Elon Musk’s new AI-driven model, the Grokipedia, is a direct challenge to Wikipedia. The purpose of both the encyclopedias is the same, but the all-new Grokipedia is AI-powered.
Can the AI feature in Grokipedia beat the pioneers of the knowledge-providing platform, Wikipedia?
X Corporation’s owner, Elon Musk has officially made his next move to break Wikipedia's years of market dominance. After months of teasing, Musk has quietly launched Grokipedia (v0.1), an AI-generated encyclopedia from his xAI lab.
For years, Musk has been one of Wikipedia’s most powerful critics. Grokipedia is his answer: a knowledge base, built not by human editors, but by the truth-seeking mind of his Grok large language model.
In a post on X, Musk announced the launch, claiming, “Version 1.0 will be 10X better, but even at 0.1 it's better than Wikipedia imo.”
The significant doubt
At first glance, Grokipedia looks familiar, with a minimalist search bar and a clean layout. But the engine is completely different. However, Wikipedia is built on a foundation of complete transparency; every edit, every argument, every source is logged by a human volunteer, but in Grokipedia, you cannot edit articles. Instead, Musk says users will be able to "ask Grok to add/modify/delete articles," with the AI ultimately deciding whether to accept the change.

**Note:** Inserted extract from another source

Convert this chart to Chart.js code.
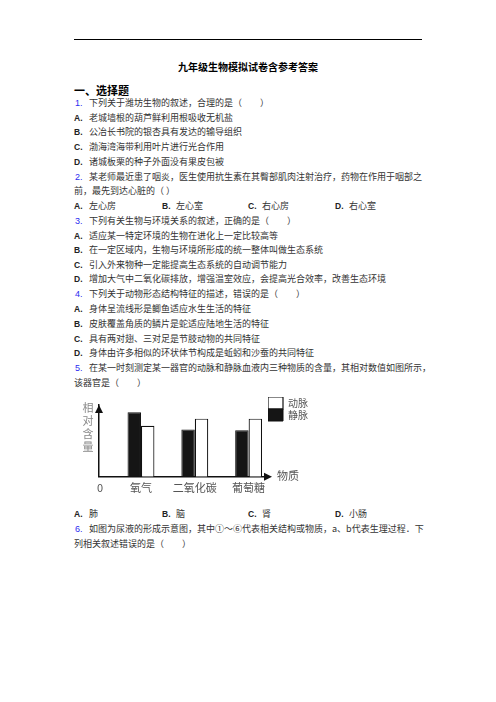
<!DOCTYPE html>
<html>
<head>
<meta charset="utf-8">
<script src="https://cdn.jsdelivr.net/npm/chart.js@4.4.1/dist/chart.umd.min.js"></script>
<style>
  body {
    margin: 0;
    width: 496px;
    height: 702px;
    background: #fff;
    position: relative;
    overflow: hidden;
    font-family: "Noto Sans CJK SC", sans-serif;
    color: #333;
  }
  .rule { position: absolute; left: 74px; top: 39px; width: 348px; height: 1.3px; background: #000; }
  .title { position: absolute; left: 0; width: 496px; text-align: center; top: 59px; font-size: 10px; line-height: 16px; font-weight: bold; color: #000; }
  .sec { position: absolute; left: 74px; top: 82px; font-size: 11px; line-height: 16px; font-weight: bold; color: #000; }
  .ln { position: absolute; left: 0; width: 496px; height: 14px; font-size: 9px; line-height: 14px; white-space: nowrap; }
  .ln span { position: absolute; top: 0; }
  .no { color: #2b2bf0; font-family: "Liberation Sans", sans-serif; font-size: 9px; }
  .op { color: #222; font-family: "Liberation Sans", sans-serif; font-weight: bold; font-size: 8.5px; }
  #wrap { position: absolute; left: 79px; top: 389px; width: 239px; height: 112px; }
</style>
</head>
<body>
<div class="rule"></div>
<div class="title">九年级生物模拟试卷含参考答案</div>
<div class="sec">一、选择题</div>

<div class="ln" style="top:96px"><span class="no" style="left:75px">1.</span><span style="left:89px">下列关于潍坊生物的叙述，合理的是（　　）</span></div>
<div class="ln" style="top:111px"><span class="op" style="left:74px">A.</span><span style="left:89px">老城墙根的葫芦鲜利用根吸收无机盐</span></div>
<div class="ln" style="top:125px"><span class="op" style="left:74px">B.</span><span style="left:89px">公冶长书院的银杏具有发达的输导组织</span></div>
<div class="ln" style="top:140px"><span class="op" style="left:74px">C.</span><span style="left:89px">渤海湾海带利用叶片进行光合作用</span></div>
<div class="ln" style="top:155px"><span class="op" style="left:74px">D.</span><span style="left:89px">诸城板栗的种子外面没有果皮包被</span></div>
<div class="ln" style="top:170px"><span class="no" style="left:75px">2.</span><span style="left:89px">某老师最近患了咽炎，医生使用抗生素在其臀部肌肉注射治疗，药物在作用于咽部之</span></div>
<div class="ln" style="top:184px"><span style="left:74px">前，最先到达心脏的（ ）</span></div>
<div class="ln" style="top:199px">
  <span class="op" style="left:74px">A.</span><span style="left:89px">左心房</span>
  <span class="op" style="left:162px">B.</span><span style="left:176px">左心室</span>
  <span class="op" style="left:248px">C.</span><span style="left:262px">右心房</span>
  <span class="op" style="left:335px">D.</span><span style="left:349px">右心室</span>
</div>
<div class="ln" style="top:214px"><span class="no" style="left:75px">3.</span><span style="left:89px">下列有关生物与环境关系的叙述，正确的是（　　）</span></div>
<div class="ln" style="top:229px"><span class="op" style="left:74px">A.</span><span style="left:89px">适应某一特定环境的生物在进化上一定比较高等</span></div>
<div class="ln" style="top:243px"><span class="op" style="left:74px">B.</span><span style="left:89px">在一定区域内，生物与环境所形成的统一整体叫做生态系统</span></div>
<div class="ln" style="top:258px"><span class="op" style="left:74px">C.</span><span style="left:89px">引入外来物种一定能提高生态系统的自动调节能力</span></div>
<div class="ln" style="top:272px"><span class="op" style="left:74px">D.</span><span style="left:89px">增加大气中二氧化碳排放，增强温室效应，会提高光合效率，改善生态环境</span></div>
<div class="ln" style="top:287px"><span class="no" style="left:75px">4.</span><span style="left:89px">下列关于动物形态结构特征的描述，错误的是（　　）</span></div>
<div class="ln" style="top:302px"><span class="op" style="left:74px">A.</span><span style="left:89px">身体呈流线形是鲫鱼适应水生生活的特征</span></div>
<div class="ln" style="top:317px"><span class="op" style="left:74px">B.</span><span style="left:89px">皮肤覆盖角质的鳞片是蛇适应陆地生活的特征</span></div>
<div class="ln" style="top:332px"><span class="op" style="left:74px">C.</span><span style="left:89px">具有两对翅、三对足是节肢动物的共同特征</span></div>
<div class="ln" style="top:346px"><span class="op" style="left:74px">D.</span><span style="left:89px">身体由许多相似的环状体节构成是蚯蚓和沙蚕的共同特征</span></div>
<div class="ln" style="top:361px"><span class="no" style="left:75px">5.</span><span style="left:89px">在某一时刻测定某一器官的动脉和静脉血液内三种物质的含量，其相对数值如图所示，</span></div>
<div class="ln" style="top:376px"><span style="left:74px">该器官是（　　）</span></div>

<div id="wrap"><canvas id="myChart" width="239" height="112"></canvas></div>

<div class="ln" style="top:507px">
  <span class="op" style="left:74px">A.</span><span style="left:89px">肺</span>
  <span class="op" style="left:162px">B.</span><span style="left:176px">脑</span>
  <span class="op" style="left:248px">C.</span><span style="left:262px">肾</span>
  <span class="op" style="left:335px">D.</span><span style="left:349px">小肠</span>
</div>
<div class="ln" style="top:522px"><span class="no" style="left:75px">6.</span><span style="left:89px">如图为尿液的形成示意图，其中①～⑥代表相关结构或物质，a、b代表生理过程．下</span></div>
<div class="ln" style="top:537px"><span style="left:74px">列相关叙述错误的是（　　）</span></div>

<script>
// 图中数据（相对含量，纵轴顶端记为100）
const categories = ["氧气", "二氧化碳", "葡萄糖"];
const veinValues = [90, 66, 65];    // 静脉（黑色柱）
const arteryValues = [71, 81, 81];  // 动脉（白色柱）
const veinName = "静脉";
const arteryName = "动脉";
const yAxisTitle = "相对含量";
const xAxisTitle = "物质";
const originLabel = "0";

const chartFont = "'Noto Sans CJK SC', sans-serif";

// 坐标轴箭头、竖排的纵轴名称、横轴名称和原点
const axisDecor = {
  id: "axisDecor",
  afterLayout(chart) {
    // 图例比纵轴箭头略高一点
    chart.legend.top -= 8;
    chart.legend.bottom -= 8;
  },
  afterDraw(chart) {
    const { ctx, chartArea: a } = chart;
    ctx.save();
    ctx.fillStyle = "#111";

    ctx.beginPath();
    ctx.moveTo(a.left, a.top);
    ctx.lineTo(a.left - 4, a.top + 8);
    ctx.lineTo(a.left + 4, a.top + 8);
    ctx.closePath();
    ctx.fill();

    ctx.beginPath();
    ctx.moveTo(a.right + 4, a.bottom);
    ctx.lineTo(a.right - 4, a.bottom - 4);
    ctx.lineTo(a.right - 4, a.bottom + 4);
    ctx.closePath();
    ctx.fill();

    ctx.font = "11px " + chartFont;
    ctx.textAlign = "center";
    ctx.textBaseline = "middle";
    ctx.fillStyle = "#888";
    [...yAxisTitle].forEach((ch, i) => {
      ctx.fillText(ch, a.left - 11, a.top + 3 + i * 13);
    });

    ctx.fillStyle = "#555";
    ctx.textAlign = "left";
    ctx.fillText(xAxisTitle, a.right + 9, a.bottom - 1);

    ctx.textAlign = "center";
    ctx.fillText(originLabel, a.left + 1, a.bottom + 11);
    ctx.restore();
  },
};

const config = {
  type: "bar",
  data: {
    datasets: [
      {
        label: veinName,
        data: veinValues.map((v, i) => ({ x: i + 1, y: v })),
        backgroundColor: "#151515",
        borderColor: "#111",
        borderWidth: 1,
      },
      {
        label: arteryName,
        data: arteryValues.map((v, i) => ({ x: i + 1, y: v })),
        backgroundColor: "#fff",
        borderColor: "#111",
        borderWidth: 1.2,
      },
    ],
  },
  options: {
    responsive: false,
    animation: false,
    categoryPercentage: 0.5,
    barPercentage: 1,
    layout: { padding: { left: 20, top: 16, right: 0, bottom: 3 } },
    plugins: {
      legend: {
        position: "right",
        align: "start",
        reverse: true,
        labels: {
          boxWidth: 15,
          boxHeight: 12,
          padding: 0,
          color: "#555",
          font: { size: 10, family: chartFont },
        },
      },
      tooltip: { enabled: false },
    },
    scales: {
      x: {
        type: "linear",
        bounds: "data",
        offset: false,
        min: 0.22,
        max: 3.36,
        afterBuildTicks: (scale) => {
          scale.ticks = categories.map((c, i) => ({ value: i + 1 }));
        },
        ticks: {
          callback: (v) => categories[v - 1] ?? "",
          autoSkip: false,
          maxRotation: 0,
          padding: 4,
          color: "#555",
          font: { size: 11, family: chartFont },
        },
        grid: { display: false, drawTicks: false, offset: false },
        border: { color: "#111", width: 1.5 },
      },
      y: {
        min: 0,
        max: 100,
        ticks: { display: false },
        grid: { display: false, drawTicks: false },
        border: { color: "#111", width: 1.5 },
      },
    },
  },
  plugins: [axisDecor],
};

const ctx = document.getElementById("myChart").getContext("2d");
new Chart(ctx, config);
</script>
</body>
</html>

The initial offering is around 8,85,000 articles compared to the English-language Wikipedia's 7 million-plus. And in an early analysis from The Verge and Forbes, it was found that many of Grokipedia's articles are nearly the same as Wikipedia.
A battle for truth
On sensitive topics, Grokipedia’s truth looks different. As stated by The Washington Post, “the entry for Elon Musk himself downplays past controversies and includes a glowing section on his recognition and long-term Vision.”
This is the core of the experiment. Grokipedia is not just a tool; it is an ideology that bets that one company's AI-trained model is a better source of truth than the open source of humanity.
The site is live now, and it’s time for the users to choose if they want to know facts from the crowd or from the code.